The Long Game: A Visual History of the Creator Economy

This entry was posted in News on .

They said it was a fad. Thirty years later, it’s the infrastructure.

By: Maria A. Rodriguez, VP, Comms and Marketing, Open Influence

There was a question that circulated through every brand marketing meeting, every media panel, every industry conference from roughly 2013 to 2019. It was asked with a raised eyebrow, the way people ask about things they want to dismiss but can’t quite: Is this influencer thing just a fad?

The people asking it weren’t wrong to be skeptical. What they were watching — someone with a camera and a following convincing brands to hand over budget — did look, from certain angles, like a bubble. A novelty. A moment that would pass when audiences got wise to the performance of authenticity, when platforms changed their algorithms, when the next thing arrived.

They were wrong about the conclusion. But they were right that something was ending. What they couldn’t see was that it wasn’t the creator who was ending — it was the old order of attention and commerce that was ending around them.
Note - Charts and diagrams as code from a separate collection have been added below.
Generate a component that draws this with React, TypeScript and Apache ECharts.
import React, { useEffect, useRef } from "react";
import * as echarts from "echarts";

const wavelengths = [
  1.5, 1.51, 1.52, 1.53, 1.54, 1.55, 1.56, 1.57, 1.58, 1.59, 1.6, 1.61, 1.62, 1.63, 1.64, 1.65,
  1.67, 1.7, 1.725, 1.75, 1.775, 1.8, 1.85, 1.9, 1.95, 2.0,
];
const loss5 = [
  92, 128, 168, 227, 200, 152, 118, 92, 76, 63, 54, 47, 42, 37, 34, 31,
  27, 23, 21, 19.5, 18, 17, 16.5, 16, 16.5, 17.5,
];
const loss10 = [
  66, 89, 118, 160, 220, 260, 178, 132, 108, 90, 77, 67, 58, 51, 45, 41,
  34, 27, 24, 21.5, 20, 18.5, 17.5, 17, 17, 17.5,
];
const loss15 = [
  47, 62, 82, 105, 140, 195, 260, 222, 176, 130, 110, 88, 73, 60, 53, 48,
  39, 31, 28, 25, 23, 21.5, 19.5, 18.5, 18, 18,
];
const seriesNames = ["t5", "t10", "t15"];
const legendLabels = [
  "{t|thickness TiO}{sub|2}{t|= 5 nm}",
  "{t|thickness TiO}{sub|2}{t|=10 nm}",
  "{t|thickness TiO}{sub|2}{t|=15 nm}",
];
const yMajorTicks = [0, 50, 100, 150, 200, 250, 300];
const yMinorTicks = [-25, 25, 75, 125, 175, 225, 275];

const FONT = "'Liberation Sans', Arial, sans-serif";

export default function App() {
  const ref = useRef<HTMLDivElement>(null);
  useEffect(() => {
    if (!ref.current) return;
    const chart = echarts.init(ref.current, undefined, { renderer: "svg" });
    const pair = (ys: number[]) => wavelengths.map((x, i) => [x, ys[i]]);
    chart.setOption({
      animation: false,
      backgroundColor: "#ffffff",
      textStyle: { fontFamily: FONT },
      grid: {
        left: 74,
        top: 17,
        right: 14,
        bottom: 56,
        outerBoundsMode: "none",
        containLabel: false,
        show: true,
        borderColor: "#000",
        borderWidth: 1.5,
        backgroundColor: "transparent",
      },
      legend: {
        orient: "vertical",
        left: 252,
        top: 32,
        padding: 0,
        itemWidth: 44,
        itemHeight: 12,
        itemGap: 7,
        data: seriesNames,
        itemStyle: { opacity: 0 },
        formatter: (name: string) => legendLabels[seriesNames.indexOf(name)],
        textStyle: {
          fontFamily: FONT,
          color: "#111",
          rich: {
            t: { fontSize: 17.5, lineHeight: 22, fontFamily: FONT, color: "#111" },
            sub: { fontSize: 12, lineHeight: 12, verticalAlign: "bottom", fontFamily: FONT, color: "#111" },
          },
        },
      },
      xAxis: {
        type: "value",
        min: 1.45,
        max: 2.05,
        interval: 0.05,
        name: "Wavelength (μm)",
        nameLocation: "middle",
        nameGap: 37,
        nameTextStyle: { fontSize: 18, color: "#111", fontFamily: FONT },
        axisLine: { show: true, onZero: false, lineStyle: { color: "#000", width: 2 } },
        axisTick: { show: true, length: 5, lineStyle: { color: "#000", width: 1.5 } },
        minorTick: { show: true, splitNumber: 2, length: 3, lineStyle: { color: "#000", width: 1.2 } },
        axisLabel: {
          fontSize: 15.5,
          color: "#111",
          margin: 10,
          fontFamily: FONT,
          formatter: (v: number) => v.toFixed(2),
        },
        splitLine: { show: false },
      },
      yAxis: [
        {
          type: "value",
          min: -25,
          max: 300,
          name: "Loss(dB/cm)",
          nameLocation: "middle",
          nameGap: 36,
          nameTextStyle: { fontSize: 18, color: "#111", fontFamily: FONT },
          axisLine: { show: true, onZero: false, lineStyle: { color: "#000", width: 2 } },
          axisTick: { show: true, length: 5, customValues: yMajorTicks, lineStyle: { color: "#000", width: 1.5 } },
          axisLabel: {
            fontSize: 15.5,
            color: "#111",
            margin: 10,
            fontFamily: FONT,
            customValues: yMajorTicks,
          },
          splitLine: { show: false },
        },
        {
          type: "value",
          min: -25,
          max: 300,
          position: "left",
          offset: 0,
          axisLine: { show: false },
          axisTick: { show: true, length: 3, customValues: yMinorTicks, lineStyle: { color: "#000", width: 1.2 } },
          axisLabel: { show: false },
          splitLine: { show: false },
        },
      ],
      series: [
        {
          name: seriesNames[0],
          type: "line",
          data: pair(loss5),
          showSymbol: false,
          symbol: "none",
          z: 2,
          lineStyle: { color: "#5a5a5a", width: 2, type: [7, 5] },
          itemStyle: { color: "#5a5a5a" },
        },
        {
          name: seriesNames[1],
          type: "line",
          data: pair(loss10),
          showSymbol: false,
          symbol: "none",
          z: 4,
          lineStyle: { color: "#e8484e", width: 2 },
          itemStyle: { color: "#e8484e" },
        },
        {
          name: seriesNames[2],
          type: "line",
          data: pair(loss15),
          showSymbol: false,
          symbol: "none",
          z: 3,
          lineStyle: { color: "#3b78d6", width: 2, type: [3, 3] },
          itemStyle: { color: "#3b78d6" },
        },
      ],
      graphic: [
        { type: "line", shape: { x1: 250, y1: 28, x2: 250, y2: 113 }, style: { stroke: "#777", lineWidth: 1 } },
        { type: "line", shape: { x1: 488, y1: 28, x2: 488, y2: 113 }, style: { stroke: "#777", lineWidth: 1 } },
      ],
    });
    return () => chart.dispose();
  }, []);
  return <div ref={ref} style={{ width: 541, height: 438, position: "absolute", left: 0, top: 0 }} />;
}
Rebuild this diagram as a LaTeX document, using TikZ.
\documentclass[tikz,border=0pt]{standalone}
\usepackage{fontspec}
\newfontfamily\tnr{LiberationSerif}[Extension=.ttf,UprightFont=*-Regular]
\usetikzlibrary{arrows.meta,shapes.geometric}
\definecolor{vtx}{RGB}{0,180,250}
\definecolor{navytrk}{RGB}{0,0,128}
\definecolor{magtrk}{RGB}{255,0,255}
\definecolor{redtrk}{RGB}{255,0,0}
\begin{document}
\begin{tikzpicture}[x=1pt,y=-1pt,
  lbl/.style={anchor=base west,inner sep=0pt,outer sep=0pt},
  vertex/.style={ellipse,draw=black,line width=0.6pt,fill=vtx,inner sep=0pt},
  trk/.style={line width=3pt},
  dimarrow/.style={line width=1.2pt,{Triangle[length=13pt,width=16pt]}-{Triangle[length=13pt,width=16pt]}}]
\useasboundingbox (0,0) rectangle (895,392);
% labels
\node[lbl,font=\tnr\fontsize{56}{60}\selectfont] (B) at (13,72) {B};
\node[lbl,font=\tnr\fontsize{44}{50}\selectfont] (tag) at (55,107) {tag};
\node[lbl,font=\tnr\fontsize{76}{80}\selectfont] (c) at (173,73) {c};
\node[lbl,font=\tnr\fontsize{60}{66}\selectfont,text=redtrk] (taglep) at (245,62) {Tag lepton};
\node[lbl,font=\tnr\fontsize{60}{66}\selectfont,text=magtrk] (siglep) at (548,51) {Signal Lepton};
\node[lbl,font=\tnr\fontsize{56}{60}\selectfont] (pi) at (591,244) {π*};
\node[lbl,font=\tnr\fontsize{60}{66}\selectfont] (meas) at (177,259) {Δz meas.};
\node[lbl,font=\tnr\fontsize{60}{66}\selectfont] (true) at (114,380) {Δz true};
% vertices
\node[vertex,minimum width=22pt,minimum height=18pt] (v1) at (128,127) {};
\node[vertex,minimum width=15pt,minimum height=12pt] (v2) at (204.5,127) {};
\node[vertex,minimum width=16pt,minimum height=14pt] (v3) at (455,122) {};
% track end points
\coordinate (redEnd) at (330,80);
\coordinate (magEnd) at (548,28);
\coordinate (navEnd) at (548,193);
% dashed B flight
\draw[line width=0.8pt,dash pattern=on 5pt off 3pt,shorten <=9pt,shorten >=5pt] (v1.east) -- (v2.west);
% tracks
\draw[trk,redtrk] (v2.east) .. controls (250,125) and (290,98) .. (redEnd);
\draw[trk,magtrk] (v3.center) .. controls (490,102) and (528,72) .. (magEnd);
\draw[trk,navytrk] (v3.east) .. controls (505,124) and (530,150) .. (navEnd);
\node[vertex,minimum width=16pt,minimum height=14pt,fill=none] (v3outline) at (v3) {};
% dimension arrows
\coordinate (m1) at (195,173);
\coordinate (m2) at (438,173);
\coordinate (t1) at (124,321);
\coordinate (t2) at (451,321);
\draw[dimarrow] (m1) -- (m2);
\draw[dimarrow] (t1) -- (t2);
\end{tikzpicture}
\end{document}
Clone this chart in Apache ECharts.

What you’re looking at on this spread is thirty years of that ending — documented in the scraps and artifacts that each era left behind. A GeoCities page counter. An AdSense check. A rate card. A creator fund dashboard showing $420 on 8 million views. A burger chain doing nine figures in year one.

Each era looked like a ceiling until the next one made it look like a floor. The hobbyist became the accidental professional. The accidental professional became the influencer. The influencer became a business unit. The business unit became the holding company. At no point did anyone stop and announce that the transition had happened. It just kept moving.

The title — The Long Game — is deliberate. This was never a sprint to relevance. It was a thirty-year restructuring of who controls attention, who profits from it, and what that means for everyone else in the room.

Why it matters now:

The creator isn’t competing with brands anymore. The creator IS the brand. The question for every agency, platform, and marketing team in this room isn’t “should we work with creators?” It’s “what role do we play in an ecosystem the creator now owns?”

5 Eras · 30 Years · $528B by 2027

Era 1 — The Hobbyist Era (1994–2004) GeoCities, early blogs, Flash animations. Nobody was getting paid. Attention was the whole prize. Power sat entirely with platforms (AOL, Yahoo). The creator didn’t exist as a category.

Era 2 — The Upload Era (2005–2011) YouTube launches. MySpace gives way to Facebook. The smartphone arrives and changes the camera forever. First AdSense checks. The accidental professional is born.

Era 3 — The Influencer Era (2012–2016) Instagram reshapes aesthetics. The follower count becomes currency. Brands discover that renting someone’s audience is cheaper than building one. “Influencer” becomes a job title and an insult simultaneously.

Era 4 — The Creator Economy Era (2017–2021) TikTok rewires discovery. Patreon, Substack, OnlyFans shift money directly to creators. Platforms fight for creator loyalty with funds they mostly underpay. The creator is now a business unit with a cap table.

Era 5 — The Creator as Infrastructure (2022–present) AI tools compress production. Creator-founded brands outperform creator-endorsed ones. MrBeast opens a burger chain. The creator is no longer just a channel — they’re a holding company.